● **EXERCISE REQUIREMENTS**: Skip the pictures. Transcribe the rest of the data below without changing a word.
>> START PROVIDED MATERIAL
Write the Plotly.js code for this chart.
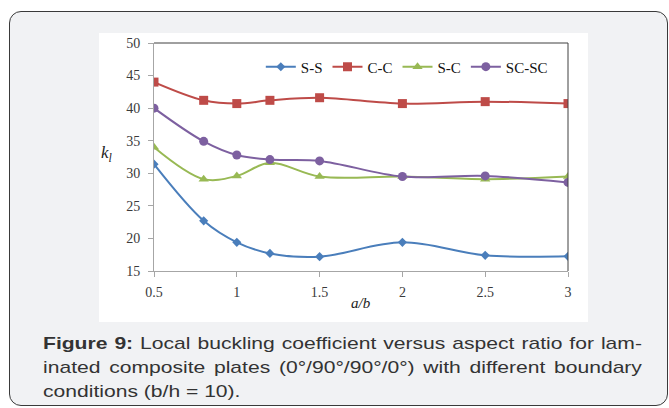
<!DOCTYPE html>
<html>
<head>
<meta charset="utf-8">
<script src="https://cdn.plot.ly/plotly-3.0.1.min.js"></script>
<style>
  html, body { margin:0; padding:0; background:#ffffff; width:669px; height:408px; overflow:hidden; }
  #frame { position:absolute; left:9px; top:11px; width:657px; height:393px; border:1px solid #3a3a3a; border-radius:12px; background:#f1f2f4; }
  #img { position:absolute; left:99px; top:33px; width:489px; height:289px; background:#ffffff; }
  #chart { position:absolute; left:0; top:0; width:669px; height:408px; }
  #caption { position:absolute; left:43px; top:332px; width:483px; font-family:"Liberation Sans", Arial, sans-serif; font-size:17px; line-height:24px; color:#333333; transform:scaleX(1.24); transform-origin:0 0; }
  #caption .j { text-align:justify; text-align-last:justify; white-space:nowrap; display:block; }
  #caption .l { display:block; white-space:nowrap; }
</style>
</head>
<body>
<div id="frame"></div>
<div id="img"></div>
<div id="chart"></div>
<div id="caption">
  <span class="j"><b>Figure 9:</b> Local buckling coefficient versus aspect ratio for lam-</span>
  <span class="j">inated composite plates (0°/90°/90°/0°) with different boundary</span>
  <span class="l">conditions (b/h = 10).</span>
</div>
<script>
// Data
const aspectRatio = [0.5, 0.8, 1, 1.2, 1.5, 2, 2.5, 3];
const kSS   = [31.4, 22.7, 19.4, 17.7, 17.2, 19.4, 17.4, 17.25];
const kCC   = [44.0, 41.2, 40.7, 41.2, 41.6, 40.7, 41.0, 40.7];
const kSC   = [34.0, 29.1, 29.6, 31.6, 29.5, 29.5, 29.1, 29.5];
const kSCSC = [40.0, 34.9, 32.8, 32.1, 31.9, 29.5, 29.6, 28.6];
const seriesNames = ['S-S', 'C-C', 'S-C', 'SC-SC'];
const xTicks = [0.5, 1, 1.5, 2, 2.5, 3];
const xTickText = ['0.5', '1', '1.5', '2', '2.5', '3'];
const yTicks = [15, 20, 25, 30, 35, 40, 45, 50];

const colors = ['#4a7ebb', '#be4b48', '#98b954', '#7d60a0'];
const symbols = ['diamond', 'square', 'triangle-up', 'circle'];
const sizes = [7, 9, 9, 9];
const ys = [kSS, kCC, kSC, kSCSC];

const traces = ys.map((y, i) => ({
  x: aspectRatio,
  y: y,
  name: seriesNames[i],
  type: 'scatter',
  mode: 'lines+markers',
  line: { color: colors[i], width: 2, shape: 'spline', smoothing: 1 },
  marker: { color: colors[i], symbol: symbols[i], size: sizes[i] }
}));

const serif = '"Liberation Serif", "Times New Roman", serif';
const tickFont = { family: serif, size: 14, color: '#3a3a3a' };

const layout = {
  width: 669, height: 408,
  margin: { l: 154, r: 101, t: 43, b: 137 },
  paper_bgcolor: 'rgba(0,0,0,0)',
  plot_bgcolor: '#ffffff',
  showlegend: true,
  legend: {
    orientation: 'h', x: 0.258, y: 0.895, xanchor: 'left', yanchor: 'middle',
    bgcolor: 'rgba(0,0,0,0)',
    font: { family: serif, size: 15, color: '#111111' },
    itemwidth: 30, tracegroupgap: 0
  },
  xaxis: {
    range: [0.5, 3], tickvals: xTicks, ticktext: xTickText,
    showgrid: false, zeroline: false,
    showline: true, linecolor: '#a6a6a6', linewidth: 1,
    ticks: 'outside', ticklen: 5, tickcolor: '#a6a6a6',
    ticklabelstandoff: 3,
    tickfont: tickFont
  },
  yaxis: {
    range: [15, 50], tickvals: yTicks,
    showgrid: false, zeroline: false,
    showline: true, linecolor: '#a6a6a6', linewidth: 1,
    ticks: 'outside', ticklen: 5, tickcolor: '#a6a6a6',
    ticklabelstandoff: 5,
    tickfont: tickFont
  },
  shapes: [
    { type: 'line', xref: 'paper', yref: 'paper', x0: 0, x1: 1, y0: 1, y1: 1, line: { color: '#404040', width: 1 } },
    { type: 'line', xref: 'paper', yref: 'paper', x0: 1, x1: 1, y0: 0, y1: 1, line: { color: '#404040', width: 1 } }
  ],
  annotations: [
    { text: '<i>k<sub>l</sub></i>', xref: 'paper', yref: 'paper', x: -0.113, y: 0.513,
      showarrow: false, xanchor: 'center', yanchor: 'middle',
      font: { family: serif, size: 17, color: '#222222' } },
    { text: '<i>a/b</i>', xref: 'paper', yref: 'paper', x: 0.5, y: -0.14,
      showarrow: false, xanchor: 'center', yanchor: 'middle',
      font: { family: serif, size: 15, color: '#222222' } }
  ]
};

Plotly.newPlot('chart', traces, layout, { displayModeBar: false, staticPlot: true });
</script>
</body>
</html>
>> END PROVIDED MATERIAL
● **WRITTEN SOLUTION**:
Write the Plotly.js code for this chart.
<!DOCTYPE html>
<html>
<head>
<meta charset="utf-8">
<script src="https://cdn.plot.ly/plotly-3.0.1.min.js"></script>
<style>
  html, body { margin:0; padding:0; background:#ffffff; width:669px; height:408px; overflow:hidden; }
  #frame { position:absolute; left:9px; top:11px; width:657px; height:393px; border:1px solid #3a3a3a; border-radius:12px; background:#f1f2f4; }
  #img { position:absolute; left:99px; top:33px; width:489px; height:289px; background:#ffffff; }
  #chart { position:absolute; left:0; top:0; width:669px; height:408px; }
  #caption { position:absolute; left:43px; top:332px; width:483px; font-family:"Liberation Sans", Arial, sans-serif; font-size:17px; line-height:24px; color:#333333; transform:scaleX(1.24); transform-origin:0 0; }
  #caption .j { text-align:justify; text-align-last:justify; white-space:nowrap; display:block; }
  #caption .l { display:block; white-space:nowrap; }
</style>
</head>
<body>
<div id="frame"></div>
<div id="img"></div>
<div id="chart"></div>
<div id="caption">
  <span class="j"><b>Figure 9:</b> Local buckling coefficient versus aspect ratio for lam-</span>
  <span class="j">inated composite plates (0°/90°/90°/0°) with different boundary</span>
  <span class="l">conditions (b/h = 10).</span>
</div>
<script>
// Data
const aspectRatio = [0.5, 0.8, 1, 1.2, 1.5, 2, 2.5, 3];
const kSS   = [31.4, 22.7, 19.4, 17.7, 17.2, 19.4, 17.4, 17.25];
const kCC   = [44.0, 41.2, 40.7, 41.2, 41.6, 40.7, 41.0, 40.7];
const kSC   = [34.0, 29.1, 29.6, 31.6, 29.5, 29.5, 29.1, 29.5];
const kSCSC = [40.0, 34.9, 32.8, 32.1, 31.9, 29.5, 29.6, 28.6];
const seriesNames = ['S-S', 'C-C', 'S-C', 'SC-SC'];
const xTicks = [0.5, 1, 1.5, 2, 2.5, 3];
const xTickText = ['0.5', '1', '1.5', '2', '2.5', '3'];
const yTicks = [15, 20, 25, 30, 35, 40, 45, 50];

const colors = ['#4a7ebb', '#be4b48', '#98b954', '#7d60a0'];
const symbols = ['diamond', 'square', 'triangle-up', 'circle'];
const sizes = [7, 9, 9, 9];
const ys = [kSS, kCC, kSC, kSCSC];

const traces = ys.map((y, i) => ({
  x: aspectRatio,
  y: y,
  name: seriesNames[i],
  type: 'scatter',
  mode: 'lines+markers',
  line: { color: colors[i], width: 2, shape: 'spline', smoothing: 1 },
  marker: { color: colors[i], symbol: symbols[i], size: sizes[i] }
}));

const serif = '"Liberation Serif", "Times New Roman", serif';
const tickFont = { family: serif, size: 14, color: '#3a3a3a' };

const layout = {
  width: 669, height: 408,
  margin: { l: 154, r: 101, t: 43, b: 137 },
  paper_bgcolor: 'rgba(0,0,0,0)',
  plot_bgcolor: '#ffffff',
  showlegend: true,
  legend: {
    orientation: 'h', x: 0.258, y: 0.895, xanchor: 'left', yanchor: 'middle',
    bgcolor: 'rgba(0,0,0,0)',
    font: { family: serif, size: 15, color: '#111111' },
    itemwidth: 30, tracegroupgap: 0
  },
  xaxis: {
    range: [0.5, 3], tickvals: xTicks, ticktext: xTickText,
    showgrid: false, zeroline: false,
    showline: true, linecolor: '#a6a6a6', linewidth: 1,
    ticks: 'outside', ticklen: 5, tickcolor: '#a6a6a6',
    ticklabelstandoff: 3,
    tickfont: tickFont
  },
  yaxis: {
    range: [15, 50], tickvals: yTicks,
    showgrid: false, zeroline: false,
    showline: true, linecolor: '#a6a6a6', linewidth: 1,
    ticks: 'outside', ticklen: 5, tickcolor: '#a6a6a6',
    ticklabelstandoff: 5,
    tickfont: tickFont
  },
  shapes: [
    { type: 'line', xref: 'paper', yref: 'paper', x0: 0, x1: 1, y0: 1, y1: 1, line: { color: '#404040', width: 1 } },
    { type: 'line', xref: 'paper', yref: 'paper', x0: 1, x1: 1, y0: 0, y1: 1, line: { color: '#404040', width: 1 } }
  ],
  annotations: [
    { text: '<i>k<sub>l</sub></i>', xref: 'paper', yref: 'paper', x: -0.113, y: 0.513,
      showarrow: false, xanchor: 'center', yanchor: 'middle',
      font: { family: serif, size: 17, color: '#222222' } },
    { text: '<i>a/b</i>', xref: 'paper', yref: 'paper', x: 0.5, y: -0.14,
      showarrow: false, xanchor: 'center', yanchor: 'middle',
      font: { family: serif, size: 15, color: '#222222' } }
  ]
};

Plotly.newPlot('chart', traces, layout, { displayModeBar: false, staticPlot: true });
</script>
</body>
</html>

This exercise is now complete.